**What is being asked:** Your task is to give the listing below back word for word, pictures excluded.

**Available data:**

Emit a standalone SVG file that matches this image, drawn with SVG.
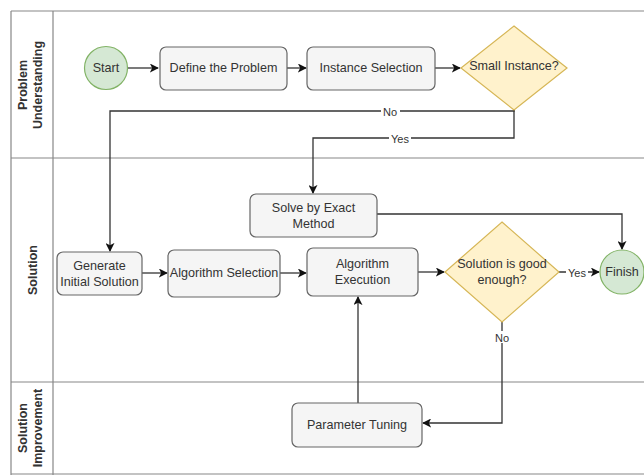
<svg xmlns="http://www.w3.org/2000/svg" width="644" height="475" viewBox="0 0 644 475">
<style>
text{font-family:"Liberation Sans",Arial,sans-serif;font-size:12.6px;fill:#333;}
.hdr{font-weight:bold;font-size:12.5px;fill:#333;}
.lane{fill:none;stroke:#888;stroke-width:1.2;}
.box{fill:#f5f5f5;stroke:#666;stroke-width:1.2;}
.term{fill:#d5e8d4;stroke:#82b366;stroke-width:1.2;}
.dec{fill:#fff2cc;stroke:#d6b656;stroke-width:1.2;}
.edge{fill:none;stroke:#333;stroke-width:1.3;}
.lbl{font-size:11px;}
</style>
<defs>
<marker id="arr" viewBox="0 0 10 10" refX="9" refY="5" markerWidth="9" markerHeight="9" markerUnits="userSpaceOnUse" orient="auto">
<path d="M0,0 L10,5 L0,10 L2.5,5 Z" fill="#111"/>
</marker>
</defs>
<rect width="644" height="475" fill="#fff"/>
<g id="lanes">
<path class="lane" d="M11,11 H644 M11,11 V475 M53,11 V475 M11,158 H644 M11,382 H644 M11,474 H644"/>
<text class="hdr" text-anchor="middle" transform="translate(30,85) rotate(-90)"><tspan x="0" y="-3">Problem</tspan><tspan x="0" y="12">Understanding</tspan></text>
<text class="hdr" text-anchor="middle" transform="translate(37,270) rotate(-90)">Solution</text>
<text class="hdr" text-anchor="middle" transform="translate(30,428) rotate(-90)"><tspan x="0" y="-3">Solution</tspan><tspan x="0" y="12">Improvement</tspan></text>
</g>
<g id="connectors">
<path class="edge" marker-end="url(#arr)" d="M128,68 H158"/>
<path class="edge" marker-end="url(#arr)" d="M287,68 H306"/>
<path class="edge" marker-end="url(#arr)" d="M435,68 H460"/>
<path class="edge" marker-end="url(#arr)" d="M514,110 V111 H110 V251"/>
<path class="edge" marker-end="url(#arr)" d="M514,110 V138 H313 V193"/>
<path class="edge" marker-end="url(#arr)" d="M377,214 H622 V249"/>
<path class="edge" marker-end="url(#arr)" d="M142,273 H167"/>
<path class="edge" marker-end="url(#arr)" d="M280,273 H306"/>
<path class="edge" marker-end="url(#arr)" d="M418,272 H444"/>
<path class="edge" marker-end="url(#arr)" d="M559,272 H599"/>
<path class="edge" marker-end="url(#arr)" d="M502,322 V423 H423"/>
<path class="edge" marker-end="url(#arr)" d="M358,403 V297"/>
<rect x="381" y="105" width="19" height="12" fill="#fff"/>
<text class="lbl" x="390" y="115.5" text-anchor="middle">No</text>
<rect x="389" y="132" width="22" height="12" fill="#fff"/>
<text class="lbl" x="400" y="142.5" text-anchor="middle">Yes</text>
<rect x="566" y="266" width="22" height="12" fill="#fff"/>
<text class="lbl" x="577" y="276.5" text-anchor="middle">Yes</text>
<rect x="493" y="331" width="19" height="12" fill="#fff"/>
<text class="lbl" x="502" y="341.5" text-anchor="middle">No</text>
</g>
<g id="start">
<circle class="term" cx="106" cy="68" r="21.5"/>
<text x="106" y="72" text-anchor="middle">Start</text>
</g>
<g id="define">
<rect class="box" x="160" y="47" width="127" height="43" rx="6"/>
<text x="223.5" y="72" text-anchor="middle">Define the Problem</text>
</g>
<g id="instance">
<rect class="box" x="307" y="47" width="128" height="43" rx="6"/>
<text x="371" y="72" text-anchor="middle">Instance Selection</text>
</g>
<g id="small">
<path class="dec" d="M514,26 L567,68 L514,110 L461,68 Z"/>
<text x="514" y="70" text-anchor="middle">Small Instance?</text>
</g>
<g id="exact">
<rect class="box" x="250" y="194" width="127" height="43" rx="6"/>
<text x="313.5" y="212" text-anchor="middle">Solve by Exact</text>
<text x="313.5" y="228" text-anchor="middle">Method</text>
</g>
<g id="generate">
<rect class="box" x="57" y="252" width="85" height="43" rx="6"/>
<text x="99.5" y="270" text-anchor="middle">Generate</text>
<text x="99.5" y="286" text-anchor="middle">Initial Solution</text>
</g>
<g id="algsel">
<rect class="box" x="168" y="250" width="112" height="47" rx="6"/>
<text x="224" y="277" text-anchor="middle">Algorithm Selection</text>
</g>
<g id="algexec">
<rect class="box" x="307" y="248" width="111" height="48" rx="6"/>
<text x="362.5" y="268" text-anchor="middle">Algorithm</text>
<text x="362.5" y="284" text-anchor="middle">Execution</text>
</g>
<g id="good">
<path class="dec" d="M502,222 L559,272 L502,322 L445,272 Z"/>
<text x="502" y="268" text-anchor="middle">Solution is good</text>
<text x="502" y="284" text-anchor="middle">enough?</text>
</g>
<g id="finish">
<circle class="term" cx="622" cy="272" r="22"/>
<text x="622" y="276" text-anchor="middle">Finish</text>
</g>
<g id="tuning">
<rect class="box" x="292" y="403" width="130" height="44" rx="6"/>
<text x="357" y="429" text-anchor="middle">Parameter Tuning</text>
</g>
</svg>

**Solution for this exercise:**
Emit a standalone SVG file that matches this image, drawn with SVG.
<svg xmlns="http://www.w3.org/2000/svg" width="644" height="475" viewBox="0 0 644 475">
<style>
text{font-family:"Liberation Sans",Arial,sans-serif;font-size:12.6px;fill:#333;}
.hdr{font-weight:bold;font-size:12.5px;fill:#333;}
.lane{fill:none;stroke:#888;stroke-width:1.2;}
.box{fill:#f5f5f5;stroke:#666;stroke-width:1.2;}
.term{fill:#d5e8d4;stroke:#82b366;stroke-width:1.2;}
.dec{fill:#fff2cc;stroke:#d6b656;stroke-width:1.2;}
.edge{fill:none;stroke:#333;stroke-width:1.3;}
.lbl{font-size:11px;}
</style>
<defs>
<marker id="arr" viewBox="0 0 10 10" refX="9" refY="5" markerWidth="9" markerHeight="9" markerUnits="userSpaceOnUse" orient="auto">
<path d="M0,0 L10,5 L0,10 L2.5,5 Z" fill="#111"/>
</marker>
</defs>
<rect width="644" height="475" fill="#fff"/>
<g id="lanes">
<path class="lane" d="M11,11 H644 M11,11 V475 M53,11 V475 M11,158 H644 M11,382 H644 M11,474 H644"/>
<text class="hdr" text-anchor="middle" transform="translate(30,85) rotate(-90)"><tspan x="0" y="-3">Problem</tspan><tspan x="0" y="12">Understanding</tspan></text>
<text class="hdr" text-anchor="middle" transform="translate(37,270) rotate(-90)">Solution</text>
<text class="hdr" text-anchor="middle" transform="translate(30,428) rotate(-90)"><tspan x="0" y="-3">Solution</tspan><tspan x="0" y="12">Improvement</tspan></text>
</g>
<g id="connectors">
<path class="edge" marker-end="url(#arr)" d="M128,68 H158"/>
<path class="edge" marker-end="url(#arr)" d="M287,68 H306"/>
<path class="edge" marker-end="url(#arr)" d="M435,68 H460"/>
<path class="edge" marker-end="url(#arr)" d="M514,110 V111 H110 V251"/>
<path class="edge" marker-end="url(#arr)" d="M514,110 V138 H313 V193"/>
<path class="edge" marker-end="url(#arr)" d="M377,214 H622 V249"/>
<path class="edge" marker-end="url(#arr)" d="M142,273 H167"/>
<path class="edge" marker-end="url(#arr)" d="M280,273 H306"/>
<path class="edge" marker-end="url(#arr)" d="M418,272 H444"/>
<path class="edge" marker-end="url(#arr)" d="M559,272 H599"/>
<path class="edge" marker-end="url(#arr)" d="M502,322 V423 H423"/>
<path class="edge" marker-end="url(#arr)" d="M358,403 V297"/>
<rect x="381" y="105" width="19" height="12" fill="#fff"/>
<text class="lbl" x="390" y="115.5" text-anchor="middle">No</text>
<rect x="389" y="132" width="22" height="12" fill="#fff"/>
<text class="lbl" x="400" y="142.5" text-anchor="middle">Yes</text>
<rect x="566" y="266" width="22" height="12" fill="#fff"/>
<text class="lbl" x="577" y="276.5" text-anchor="middle">Yes</text>
<rect x="493" y="331" width="19" height="12" fill="#fff"/>
<text class="lbl" x="502" y="341.5" text-anchor="middle">No</text>
</g>
<g id="start">
<circle class="term" cx="106" cy="68" r="21.5"/>
<text x="106" y="72" text-anchor="middle">Start</text>
</g>
<g id="define">
<rect class="box" x="160" y="47" width="127" height="43" rx="6"/>
<text x="223.5" y="72" text-anchor="middle">Define the Problem</text>
</g>
<g id="instance">
<rect class="box" x="307" y="47" width="128" height="43" rx="6"/>
<text x="371" y="72" text-anchor="middle">Instance Selection</text>
</g>
<g id="small">
<path class="dec" d="M514,26 L567,68 L514,110 L461,68 Z"/>
<text x="514" y="70" text-anchor="middle">Small Instance?</text>
</g>
<g id="exact">
<rect class="box" x="250" y="194" width="127" height="43" rx="6"/>
<text x="313.5" y="212" text-anchor="middle">Solve by Exact</text>
<text x="313.5" y="228" text-anchor="middle">Method</text>
</g>
<g id="generate">
<rect class="box" x="57" y="252" width="85" height="43" rx="6"/>
<text x="99.5" y="270" text-anchor="middle">Generate</text>
<text x="99.5" y="286" text-anchor="middle">Initial Solution</text>
</g>
<g id="algsel">
<rect class="box" x="168" y="250" width="112" height="47" rx="6"/>
<text x="224" y="277" text-anchor="middle">Algorithm Selection</text>
</g>
<g id="algexec">
<rect class="box" x="307" y="248" width="111" height="48" rx="6"/>
<text x="362.5" y="268" text-anchor="middle">Algorithm</text>
<text x="362.5" y="284" text-anchor="middle">Execution</text>
</g>
<g id="good">
<path class="dec" d="M502,222 L559,272 L502,322 L445,272 Z"/>
<text x="502" y="268" text-anchor="middle">Solution is good</text>
<text x="502" y="284" text-anchor="middle">enough?</text>
</g>
<g id="finish">
<circle class="term" cx="622" cy="272" r="22"/>
<text x="622" y="276" text-anchor="middle">Finish</text>
</g>
<g id="tuning">
<rect class="box" x="292" y="403" width="130" height="44" rx="6"/>
<text x="357" y="429" text-anchor="middle">Parameter Tuning</text>
</g>
</svg>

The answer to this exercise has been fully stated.